Robert Polidori

Jennifer Alleyn
Galerie de Bellefeuille, Montréal,
Du 1er au 25 juin 2013
Robert Polidori, Galerie des glaces, 113) CCE.02.034, Corps central - 1er étage, Versailles (R.P.Vers.240), 1983.
photo : permission de l'artiste
[In French]

Après les séries photographiques sur La Havane, la Louisiane et Tchernobyl, accrochées au Musée d’art contemporain de Montréal en 2009, Robert Polidori déploie, pour la première fois, la quasi-totalité de sa série Versailles à la Galerie de Bellefeuille.
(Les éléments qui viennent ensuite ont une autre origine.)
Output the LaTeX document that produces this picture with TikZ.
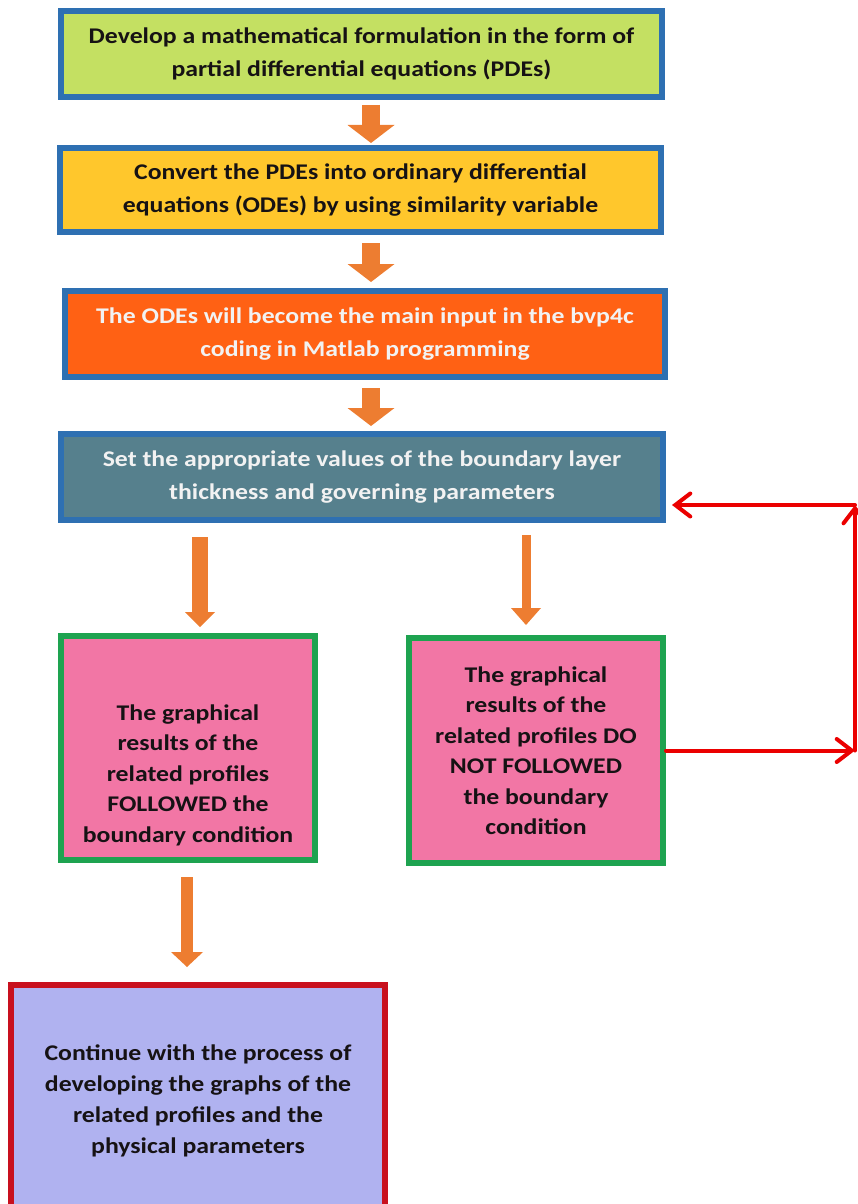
\documentclass[tikz,border=0pt]{standalone}
\usepackage{fontspec}
\setmainfont{Carlito}[FakeStretch=1.15]
\usetikzlibrary{arrows.meta}

\definecolor   {frameColor}{RGB}{ 46, 112, 178}
\definecolor  {resultFrame}{RGB}{ 30, 163,  80}
\definecolor     {endFrame}{RGB}{200,  16,  30}
\definecolor      {pdeFill}{RGB}{196, 224,  98}
\definecolor      {odeFill}{RGB}{255, 199,  44}
\definecolor      {bvpFill}{RGB}{255,  97,  20}
\definecolor      {setFill}{RGB}{ 86, 128, 141}
\definecolor   {resultFill}{RGB}{242, 118, 165}
\definecolor      {endFill}{RGB}{176, 178, 240}
\definecolor   {arrowColor}{RGB}{237, 125,  49}
\definecolor    {loopColor}{RGB}{235,   0,   0}
\definecolor     {darkText}{RGB}{ 22,  18,  20}
\definecolor    {lightText}{RGB}{242, 242, 242}

\tikzset{
  block arrow/.style n args={3}{% shaft, head width, head length
    draw=arrowColor, line width={#1},
    -{Triangle[width={#2}, length={#3}, line width=0pt]}}}

\begin{document}
\begin{tikzpicture}[
  x=1pt, y=-1pt,
  step box/.style   ={draw, line width=6pt, inner sep=0pt, align=center,
                      text=darkText, font=\bfseries\fontsize{22.4}{33}\selectfont},
  top box/.style    ={step box, draw=frameColor, minimum width=601pt, minimum height=86pt},
  result box/.style ={step box, draw=resultFrame, fill=resultFill,
                      minimum width=254pt, minimum height=224pt,
                      font=\bfseries\fontsize{22.4}{30.5}\selectfont},
  result text/.style={align=center, inner sep=0pt, text=darkText,
                      font=\bfseries\fontsize{22.4}{30.5}\selectfont},
  end box/.style    ={step box, draw=endFrame, fill=endFill,
                      minimum width=374pt, minimum height=232pt,
                      font=\bfseries\fontsize{22.4}{31}\selectfont},
  loop arrow/.style ={draw=loopColor, line width=4pt, line cap=round,
                      -{Straight Barb[length=15pt, width=23pt, line cap=round]}},
]
\useasboundingbox (0,0) rectangle (858,1204);

%% main chain
\node[top box, fill=pdeFill] (pde) at (361.5,54)
  {Develop a mathematical formulation in the form of\\partial differential equations (PDEs)};
\node[top box, fill=odeFill, minimum height=84pt] (ode) at (360.5,190)
  {Convert the PDEs into ordinary differential\\equations (ODEs) by using similarity variable};
\node[top box, fill=bvpFill, text=lightText, minimum width=600pt] (bvp) at (365,334)
  {The ODEs will become the main input in the bvp4c\\coding in Matlab programming};
\node[top box, fill=setFill, text=lightText, minimum width=602pt] (setp) at (362,477)
  {Set the appropriate values of the boundary layer\\thickness and governing parameters};

%% the two outcomes
\node[result box] (follow) at (188,748) {};
\node[result text] (follow text) at ([yshift=-27pt]follow.center)
  {The graphical\\results of the\\related profiles\\FOLLOWED the\\boundary condition};
\node[result box, minimum height=225pt] (notfollow) at (536,750.5)
  {The graphical\\results of the\\related profiles DO\\NOT FOLLOWED\\the boundary\\condition};

\node[end box] (cont) at (198,1101)
  {Continue with the process of\\developing the graphs of the\\related profiles and the\\physical parameters};

%% orange arrows
\draw[block arrow={18pt}{47pt}{18pt}] ([xshift=9.5pt, yshift=-5pt]pde.south) -- ([xshift=10.5pt, yshift=2pt]ode.north);
\draw[block arrow={18pt}{47pt}{18pt}] ([xshift=10.5pt,yshift=-8pt]ode.south) -- ([xshift=6pt,   yshift=6pt]bvp.north);
\draw[block arrow={18pt}{47pt}{18pt}] ([xshift=6pt,   yshift=-8pt]bvp.south) -- ([xshift=9pt,   yshift=5pt]setp.north);
\draw[block arrow={16pt}{30pt}{15pt}] ([xshift=-162pt,yshift=-14pt]setp.south) -- ([xshift=12pt, yshift=6pt]follow.north);
\draw[block arrow={9pt}{30pt}{17pt}]  ([xshift=164pt, yshift=-12pt]setp.south) -- ([xshift=-10pt,yshift=10pt]notfollow.north);
\draw[block arrow={12pt}{32pt}{15pt}] ([xshift=-1pt,  yshift=-14pt]follow.south) -- ([xshift=-11pt,yshift=15pt]cont.north);

%% back to the parameters
\coordinate (loop bottom) at (855,750.5);
\coordinate (loop top)    at (855,505);
\draw[loop arrow] (notfollow.east) -- (loop bottom);
\draw[loop arrow] (loop bottom) -- (loop top);
\draw[loop arrow] (loop top) -- ([xshift=6pt, yshift=-28pt]setp.east);

\end{tikzpicture}
\end{document}
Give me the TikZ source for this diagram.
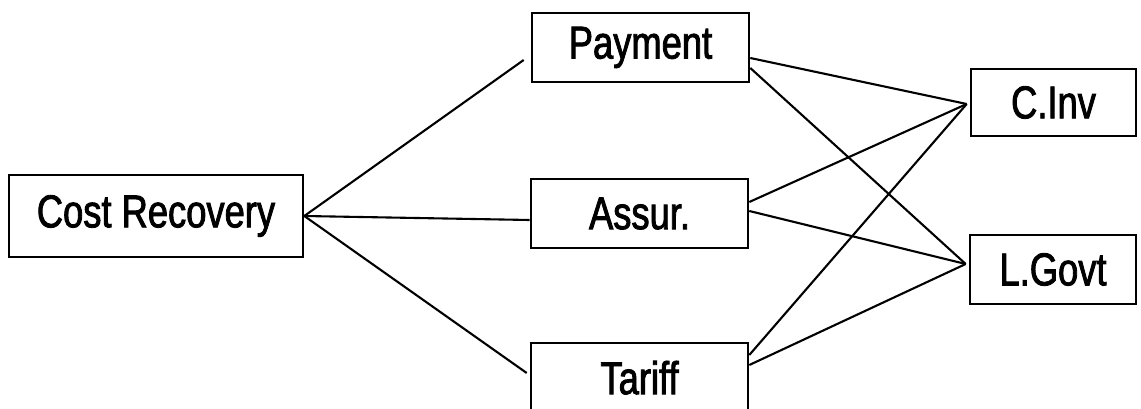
\documentclass[tikz,border=0pt]{standalone}
\usepackage{fontspec}
\setmainfont{Liberation Sans}[FakeStretch=0.79,FakeBold=1.8]
\begin{document}
\begin{tikzpicture}[x=1pt,y=-1pt,
  box/.style={draw, line width=2.6pt, rectangle, inner sep=0pt,
              font=\fontsize{46}{54}\selectfont},
  link/.style={line width=2.1pt}]
\useasboundingbox (0,0) rectangle (1141,409);
\clip (0,0) rectangle (1141,409);

% boxes
\node[box, minimum width=294pt, minimum height=82pt] (cr)  at (156,216)    {Cost Recovery};
\node[box, minimum width=217pt, minimum height=69pt] (pay) at (640.5,47.5) {Payment};
\node[box, minimum width=217pt, minimum height=69pt] (ass) at (639.5,213.5){Assur.};
\node[box, minimum width=217pt, minimum height=69pt, text depth=0pt] (tar) at (639.5,377.5){Tariff};
\node[box, minimum width=165pt, minimum height=67pt] (cinv) at (1053.5,102.5){C.Inv};
\node[box, minimum width=166pt, minimum height=69pt] (lgov) at (1053,269.5){L.Govt};

% meeting points of the fan lines
\coordinate (cinvIn) at ([xshift=-3pt,yshift=-1.5pt]cinv.west);
\coordinate (lgovIn) at ([xshift=-3pt,yshift=5.5pt]lgov.west);

% cost recovery fan
\draw[link] (cr.east) -- ([xshift=-7pt,yshift=-12.5pt]pay.west);
\draw[link] (cr.east) -- ([yshift=-6.5pt]ass.west);
\draw[link] (cr.east) -- ([xshift=-3pt,yshift=4.5pt]tar.west);

% links to C.Inv and L.Govt
\draw[link] ([yshift=-10.5pt]pay.east) -- (cinvIn);
\draw[link] ([yshift=-20.5pt]pay.east) -- (lgovIn);
\draw[link] ([yshift=11.5pt]ass.east) -- (cinvIn);
\draw[link] ([yshift=2.5pt]ass.east) -- (lgovIn);
\draw[link] ([yshift=22.5pt]tar.east) -- (cinvIn);
\draw[link] ([yshift=12.5pt]tar.east) -- (lgovIn);
\end{tikzpicture}
\end{document}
D’origine canadienne et vivant à Los Angeles, l'artiste a traversé l’océan à répétition pour arpenter Versailles sur une période de 26 ans. Les 40 clichés exposés ici captent les multiples étapes de la longue restauration du château.

Loin des ruines et autres vestiges d’ouragans, le photographe de la décadence s’intéresse ici aux effets du temps dans une perspective historique et organique, là où les traces sur les murs en font foi. L’œil de la caméra scrute attentivement les portes et les pièces pour en mesurer l’étendue. Il en résulte une cartographie minutieuse du présent imprimé dans le passé. Polidori fixe les miroirs se reflétant à l’infini à travers différents cadrages. Si les images exposées ici font surtout appel à l’équilibre, à des cadres soignés et à des images lisses, on peut, en feuilletant l’imposant Parcours muséologique revisité (650 reproductions en trois volumes de luxe) paru aux Éditions Steidl en 2009, constater la variété des sujets photographiés. L’artiste revient fixer le détail d’une pièce à diverses années d’intervalle. Il montre les murs dépouillés de leur coque, la décoloration d’une tapisserie que cachait jadis un tableau, puis les couches superposées de couleurs ayant recouvert les murs. Toutes les strates sont mises à nu et le berceau de la monarchie française se déshabille sous nos yeux.

Dans ses images, Polidori saisit la dualité temporelle (échelle moderne devant tableau ancien, outil électrique devant tenture d’époque…) en lumière naturelle afin de rendre palpable l’atmosphère du château tel que Louis XIV lui-même le voyait. Le rayon de soleil ne frappait-il pas le même coin de la pièce du temps du souverain ?

Outre une perfection formelle, l’acharnement et l’étalement dans le temps offrent au visiteur un exemple de pérennité du regard que l’obsession d’immédiateté de notre époque tend à masquer.

Avec un temps d’exposition de 10 minutes parfois – car l’artiste privilégie toujours la pellicule argentique –, il cadre le coin inférieur gauche d’un tableau accroché dans un des boudoirs du château. Il nous prive de la tête du portrait, et nous entraîne dans son regard vers la texture d’un moiré de tissu peint à l’huile. La mise en relation de trois époques – celle du modèle, celle du peintre et celle du photographe – nous fait apprécier l’épaisseur du temps, de même que la fabuleuse capacité de l’homme à se réinterpréter.